All
Dolled Up
Winston-Salem doll artist fashions common toys into one-of-a-kind
creations
By
Allison Perkins
The Greensboro News and Record
December 20, 2005
Maria Magher's favorite Barbie dolls are the ones with mangled
legs.
She hits the jackpot when she comes across a pile of former blonde
beauties at a yard sale, their golden locks chopped by a scissor-wielding
tot.
Magher can glance over the pile of mostly naked, sometimes bald,
often bruised playthings and see movie stars, TV characters, brides
and mythological creatures.
And from their broken shells, she creates one-of-a-kind dolls,
tiny replicas of real people captured at one moment in time --
as they win an Oscar, flash a Super Bowl audience or save the
world on the big screen.
Magher is one of a small group of doll artists across the country
who turn mass-produced dolls into unique creations.
She removes the doll's hair and re-roots it with new, brighter
and fresher colors. She perms it. She paints the doll's skin.
She molds cleft chins or elf ears into their profiles. She gives
them wings. She replaces their legs with a horse's hindquarters.
Every outfit is handmade. Every detail is exact. She has special
ordered tiny swords and working bow-and-arrow sets. She embroiders
their gowns and adds real chain mail to their suits of armor.
She cobbles their tiny shoes.
And when she has finished her work, it must past the greatest
of tests. She presents the doll to her co-workers and asks, "Who
does this look like?"
"It's
fun. My friends have gotten used to it," Magher says. "They're
always asking me for dolls."
The one-time doll collector and longtime crafter became curious
about the hobby after spotting the dolls on the Internet.
She found that the nationwide community of crafters fashioning
the dolls was small and close-knit. She also learned that the
hobby was expensive and as time consuming as a second job. Magher
works nights as a copy editor at the Winston-Salem Journal and
spends her days crafting dolls.
"Whenever
I'm at the movies or watching TV, I'm like, 'Oh, I can make a
doll out of that.' "
Several years ago, she began learning techniques on the Internet
and later sold her first doll, a likeness of Christina Aguilera
from the "Moulin Rouge" video, for $20.
Since then, she has created Cher, Lara Croft and Tom Cruise's
character in "The Last Samurai," fashioned a doll to look like
Johnny Depp's character, Jack Sparrow, in "Pirates of the Caribbean,"
and portrayed Janet Jackson at her revealing Super Bowl half-time
show.
Amazingly, each mini-me looks strikingly like its namesake.

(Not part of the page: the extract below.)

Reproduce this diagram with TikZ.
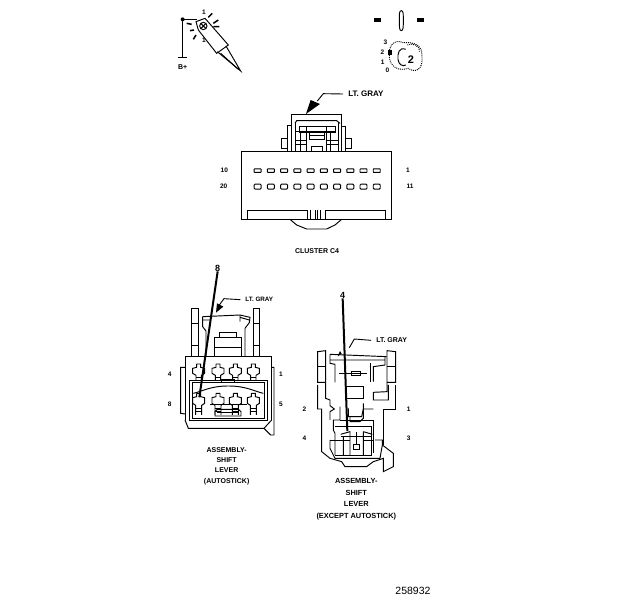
\documentclass[tikz,border=0pt]{standalone}
\usepackage{fontspec}
\setmainfont{Liberation Sans}
\tikzset{
  ln/.style={line width=0.95pt,line join=miter,black},
  thick lead/.style={line width=2pt,black},
  lead/.style={line width=0.9pt,black},
  lbl/.style={inner sep=0pt,font=\bfseries\fontsize{7}{8}\selectfont,align=center},
  grayA/.style={inner sep=0pt,font=\bfseries\fontsize{8}{9}\selectfont},
  grayB/.style={inner sep=0pt,font=\bfseries\fontsize{6.3}{7}\selectfont},
  grayC/.style={inner sep=0pt,font=\bfseries\fontsize{7}{8}\selectfont},
  bignum/.style={inner sep=0pt,font=\bfseries\fontsize{9}{10}\selectfont},
  pin/.style={inner sep=0pt,font=\bfseries\fontsize{6.5}{7}\selectfont},
  captxtL/.style={inner sep=0pt,font=\bfseries\fontsize{7}{10.3}\selectfont,align=center},
  captxtR/.style={inner sep=0pt,font=\bfseries\fontsize{7.4}{11.5}\selectfont,align=center},
  slota/.style={ln,minimum width=7pt,minimum height=3.5pt,inner sep=0pt,draw,rounded corners=0.5pt},
  slotb/.style={ln,minimum width=7pt,minimum height=5pt,inner sep=0pt,draw,rounded corners=1pt}
}
\begin{document}
\begin{tikzpicture}[x=1pt,y=-1pt]
\useasboundingbox (0,0) rectangle (624,600);
\fill[white] (0,0) rectangle (624,600);
% --- probe
\begin{scope}[x=0.3333pt,y=-0.3333pt,shift={(160pt,0pt)}]
\draw[ln] (55,172)--(82,172) (68,172)--(68,58)--(112,58);
\fill (68,58) circle (6);
\draw[ln] (108,65)--(135,55)--(150,72)--(205,135)--(170,160)--(115,90)--cycle;
\draw[ln] (172,155)--(242,213)--(198,138);
\draw[ln] (182,160)--(235,208);
\draw[ln] (130,78) circle (11);
\draw[ln] (122,70)--(138,86) (138,70)--(122,86);
\draw[line width=1.5pt] (145,52)--(157,40) (160,70)--(175,60) (160,80)--(178,80) (90,92)--(102,90) (100,118)--(108,105) (80,70)--(95,73);
\node[pin] (p1) at (132,36) {1};
\node[pin] (p2) at (132,122) {1};
\node[lbl] (bp) at (68,201) {B+};
% --- switch
\fill (642,55) rectangle (663,67);
\fill (772,55) rectangle (793,67);
\draw[ln] (724,32) .. controls (717,32) and (718,45) .. (718,62) .. controls (718,80) and (718,92) .. (724,92) .. controls (730,92) and (730,80) .. (730,62) .. controls (730,45) and (731,32) .. (724,32) -- cycle;
\node[pin] (s3) at (676,128) {3};
\node[pin] (s2) at (667,158) {2};
\node[pin] (s1) at (668,186) {1};
\node[pin] (s0) at (682,212) {0};
\fill (685,150) rectangle (696,165);
\draw[ln,densely dotted] (730,128) .. controls (700,115) and (685,140) .. (688,170) .. controls (690,200) and (715,215) .. (745,205) .. controls (765,220) and (790,210) .. (786,170) .. controls (788,140) and (770,125) .. (730,128);
\draw[ln] (737,148) .. controls (718,140) and (712,160) .. (714,178) .. controls (716,195) and (728,200) .. (738,195);
\draw[ln,densely dotted] (742,135) .. controls (755,128) and (780,135) .. (778,155);
\node[inner sep=0pt,font=\bfseries\fontsize{11}{12}\selectfont] (s4) at (753,178) {2};
\end{scope}
% --- cluster connector
\begin{scope}[x=0.3333pt,y=-0.3333pt,shift={(210pt,-80pt)}]
\draw[ln] (95,214) rectangle (545,418);
\draw[ln] (292,418)--(292,390)--(112,390)--(112,418);
\draw[ln] (345,418)--(345,390)--(527,390)--(527,418);
\draw[ln] (302,418)--(302,390) (316,418)--(316,390) (330,418)--(330,390) (322,418)--(322,390);
\draw[ln] (240,418)--(260,435)--(290,447)--(350,447)--(375,435)--(395,418);
\draw[ln] (245,214)--(245,102)--(395,102)--(395,214);
\draw[ln] (233,214)--(233,135)--(245,135);
\draw[ln] (407,214)--(407,138)--(395,138);
\draw[ln] (233,175)--(213,175)--(213,205)--(233,205);
\draw[ln] (407,175)--(425,175)--(425,205)--(407,205);
\draw[ln] (255,130)--(260,122)--(380,122)--(390,130);
\draw[ln] (267,138) rectangle (375,156);
\draw[ln] (257,155)--(378,155);
\draw[ln] (255,125)--(255,214) (385,125)--(385,214);
\draw[ln] (272,156)--(272,214) (362,156)--(362,214);
\draw[ln] (290,140)--(290,214) (350,140)--(350,214);
\draw[ln] (298,156) rectangle (342,178);
\draw[ln] (298,165)--(342,165);
\draw[ln] (303,214)--(303,200)--(337,200)--(337,214);
\draw[ln] (255,180)--(290,180) (350,180)--(385,180);
\draw[ln] (255,192)--(290,192) (350,192)--(385,192);
\foreach \i in {0,...,9}{
  \node[slota] (ra\i) at ({143+\i*39.7},272) {};
  \node[slotb] (rb\i) at ({143+\i*39.7},320) {};
}
\node[pin] (c10) at (43,272) {10};
\node[pin] (c20) at (41,320) {20};
\node[pin] (c1) at (594,272) {1};
\node[pin] (c11) at (600,320) {11};
\node[grayA] (cgray) at (468,42) {LT. GRAY};
\draw[lead] ([xshift=-5pt]cgray.west) -- (340,41) -- (322,63);
\fill (288,102) -- (302,60) -- (330,72) -- cycle;
\node[lbl] (cname) at (321,512) {CLUSTER C4};
\end{scope}
% --- left connector
\begin{scope}[x=0.3333pt,y=-0.3333pt,shift={(160pt,-260pt)}]
\draw[ln] (95,290)--(95,145)--(115,145)--(115,290);
\draw[ln] (95,190)--(115,190) (95,256)--(115,256);
\draw[ln] (279,290)--(279,145)--(299,145)--(299,290);
\draw[ln] (279,190)--(299,190) (279,256)--(299,256);
\draw[ln] (128,170)--(128,200)--(138,213)--(138,290);
\draw[ln] (128,170)--(240,165)--(270,172)--(268,188)--(255,205)--(255,290);
\draw[ln] (128,180)--(150,180) (240,172)--(268,180) (240,165)--(240,185);
\draw[ln] (162,290)--(162,232)--(245,232)--(245,290);
\draw[ln] (162,262)--(245,262);
\draw[ln] (178,232)--(178,216)--(228,216)--(228,232);
\draw[ln] (75,480)--(75,290)--(335,290)--(335,480);
\draw[ln] (75,322)--(62,322)--(62,460)--(75,462);
\draw[ln] (335,322)--(342,322)--(342,525)--(332,525)--(312,505)--(85,505)--(75,480);
\draw[ln] (312,505)--(335,480);
\draw[ln] (89,482)--(89,362)--(322,362)--(322,482)--cycle;
\draw[ln] (97,474)--(97,368)--(314,368)--(314,474)--cycle;
\draw[ln] (100,400) .. controls (125,395) and (150,378) .. (205,378) .. controls (260,378) and (285,395) .. (310,400);
\foreach \x in {116,174,226,280}{
  \draw[ln] ({\x-6},312)--({\x-6},322)--({\x-18},325)--({\x-18},340)--({\x-8},346)--({\x-8},362) ({\x+8},362)--({\x+8},346)--({\x+18},340)--({\x+18},325)--({\x+6},322)--({\x+6},312)--({\x-6},312);
  \draw[ln] ({\x-8},352)--({\x+8},352);
  \draw[ln] ({\x-6},400)--({\x-6},410)--({\x-18},413)--({\x-18},430)--({\x-9},436)--({\x-9},465) ({\x+9},465)--({\x+9},436)--({\x+18},430)--({\x+18},413)--({\x+6},410)--({\x+6},400)--({\x-6},400);
  \draw[ln] ({\x-9},445)--({\x+9},445) ({\x-9},455)--({\x+9},455);
}
\draw[ln] (185,358) rectangle (222,368);
\draw[ln] (165,455)--(172,448)--(235,448)--(243,455)--(243,468)--(165,468)--cycle;
\draw[ln] (172,458)--(235,458);
\draw[ln] (150,432)--(262,432);
\node[pin] (l4) at (29,344) {4};
\node[pin] (l8) at (29,434) {8};
\node[pin] (l1) at (363,344) {1};
\node[pin] (l5) at (363,434) {5};
\node[bignum] (ltop) at (173,24) {8};
\node[grayB] (lgray) at (298,119) {LT. GRAY};
\coordinate (lend) at (118,412);
\draw[thick lead] (ltop.south) -- (lend);
\draw[lead] ([xshift=-5pt]lgray.west) -- (192,116) -- (178,135);
\fill (168,158) -- (171,130) -- (190,140) -- cycle;
\node[captxtL] (lname) at (200,618) {ASSEMBLY-\\SHIFT\\LEVER\\(AUTOSTICK)};
\end{scope}
% --- right connector
\begin{scope}[x=0.3333pt,y=-0.3333pt,shift={(295pt,-285pt)}]
\draw[ln] (92,292)--(68,292)--(68,200)--(92,197)--(92,292);
\draw[ln] (68,245)--(92,245);
\draw[ln] (276,292)--(302,292)--(302,200)--(276,197)--(276,292);
\draw[ln] (276,245)--(302,245);
\draw[ln] (105,208)--(275,215);
\draw[ln] (105,208)--(105,235)--(120,238)--(120,292);
\draw[ln] (105,225)--(270,225) (270,215)--(270,240)--(235,245)--(235,290);
\draw[ln] (168,258) rectangle (195,272);
\draw[ln] (132,265)--(215,265) (225,235)--(225,290);
\draw[ln] (155,304)--(205,304)--(205,340)--(155,340);
\draw[ln] (92,292)--(92,340)--(105,345);
\draw[ln] (276,292)--(276,320)--(235,322)--(235,345)--(280,345)--(280,300);
\draw[ln] (68,300)--(68,372)--(80,372)--(80,500)--(105,520)--(140,530)--(150,545)--(215,545)--(235,530)--(265,520)--(265,560)--(295,545)--(295,505)--(262,480);
\draw[ln] (300,300)--(300,372)--(265,372)--(265,480);
\draw[ln] (105,345)--(105,362)--(118,372)--(105,380)--(105,405);
\draw[ln] (105,465)--(105,490)--(120,520)--(255,520)--(262,480)--(262,465)--(240,465);
\draw[ln] (105,465)--(120,465);
\draw[ln] (160,370)--(160,395)--(200,395)--(205,372)--(235,372);
\draw[ln] (205,355)--(205,400)--(195,410)--(165,410)--(165,395);
\draw[ln] (135,365)--(135,405)--(115,405)--(115,435)--(120,445)--(120,510);
\draw[ln] (135,405)--(235,405)--(235,505);
\draw[ln] (120,425)--(230,425)--(230,510)--(120,510);
\draw[ln] (137,448)--(165,440)--(165,510) (145,455)--(145,510);
\draw[ln] (205,440)--(232,448) (205,440)--(205,510);
\draw[ln] (137,455)--(232,455);
\draw[ln] (185,440)--(185,478);
\draw[ln] (175,478) rectangle (193,492);
\draw[ln] (120,465)--(165,465) (205,465)--(235,465);
\node[pin] (r2) at (28,373) {2};
\node[pin] (r4) at (28,460) {4};
\node[pin] (r1) at (341,372) {1};
\node[pin] (r3) at (341,460) {3};
\node[bignum] (rtop) at (143,30) {4};
\node[grayC] (rgray) at (290,166) {LT. GRAY};
\coordinate (rend) at (157,438);
\draw[thick lead] (rtop.south) -- (rend);
\draw[lead] ([xshift=-5pt]rgray.west) -- (178,162) -- (163,188);
\fill (128,214) -- (135,198) -- (140,206) -- cycle;
\node[captxtR] (rname) at (184,643) {ASSEMBLY-\\SHIFT\\LEVER\\(EXCEPT AUTOSTICK)};
\end{scope}
\node[inner sep=0pt,font=\fontsize{10.5}{11}\selectfont] (num) at (413,591) {258932};
\end{tikzpicture}
\end{document}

The Tom Cruise doll sold for $300. Jack Sparrow fetched $680.
Cher made $230.
As she worked, Magher made a name for herself, earning much of
her business through commissions.
Brides have commissioned her to make replicas of themselves in
their wedding gowns. Magher copies every detail of the gown, exactly
re-creating the embroidery detail of the bride's dress.
Last year she won third place at the Fashion Doll Makeover Awards,
a national competition in Las Vegas.
Her success, she says, sometimes depends on finding a good base
doll. She uses Barbie as well as dozens of other brands of dolls
found locally and on the Internet.
Sometimes, it's a matter of having the doll everybody wants.

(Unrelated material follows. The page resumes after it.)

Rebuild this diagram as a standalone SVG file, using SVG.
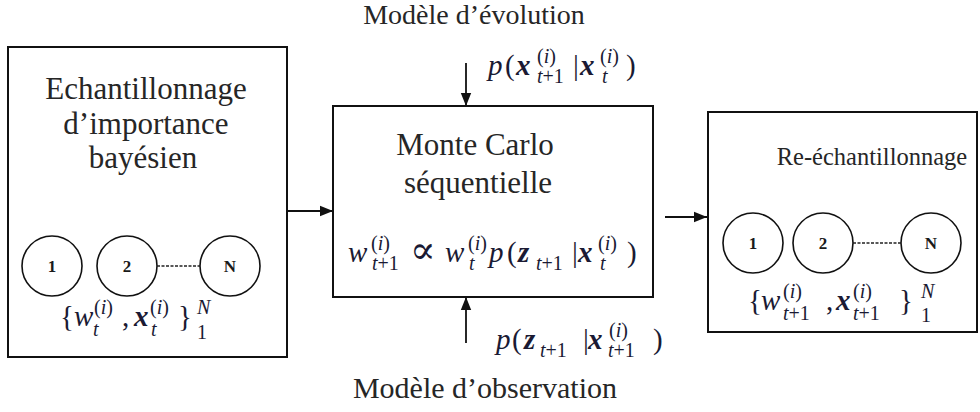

Lara Croft, she says, was huge.
"I
must have made 10 of those," she says.
Jack Sparrow from "Pirates of the Caribbean" was even bigger.
Magher never makes the same doll twice. Each Lara Croft was different
somehow in hairdo, clothing or facial expression.
The time she spends on each creation depends on the doll. Some
take 10 hours and others a full work week.
After all the sewing, painting and molding, she's easily able
to part with her creations because the recently married Magher
is as realistic as she is creative. There's just not enough space
to store them all.
Not to mention, it's a hobby that can pay for itself.
"It's
an expensive hobby if you're not selling," Magher says. "If you're
just doing it to do it, you're going to get yourself in a lot
of debt."
For one thing, broken Barbies don't always fit the bill. Magher
created a doll based on the mythological character Daphne out
of a base doll that cost $60.
She recently spent $300 on an airbrush machine that will give
her dolls a smooth coating of new skin color.
Selling the dolls gives her the means to buy more supplies, and
a well-deserved compliment after all her detailed work.
"I
see sales as a measure of how well I'm doing," she says. "If it's
not going so well, sometimes I get discouraged."
Not that the requests ever really stop. She has even created a
doll -- "The Last Samurai" -- for her husband.
"He
likes it in his own manly way," she says.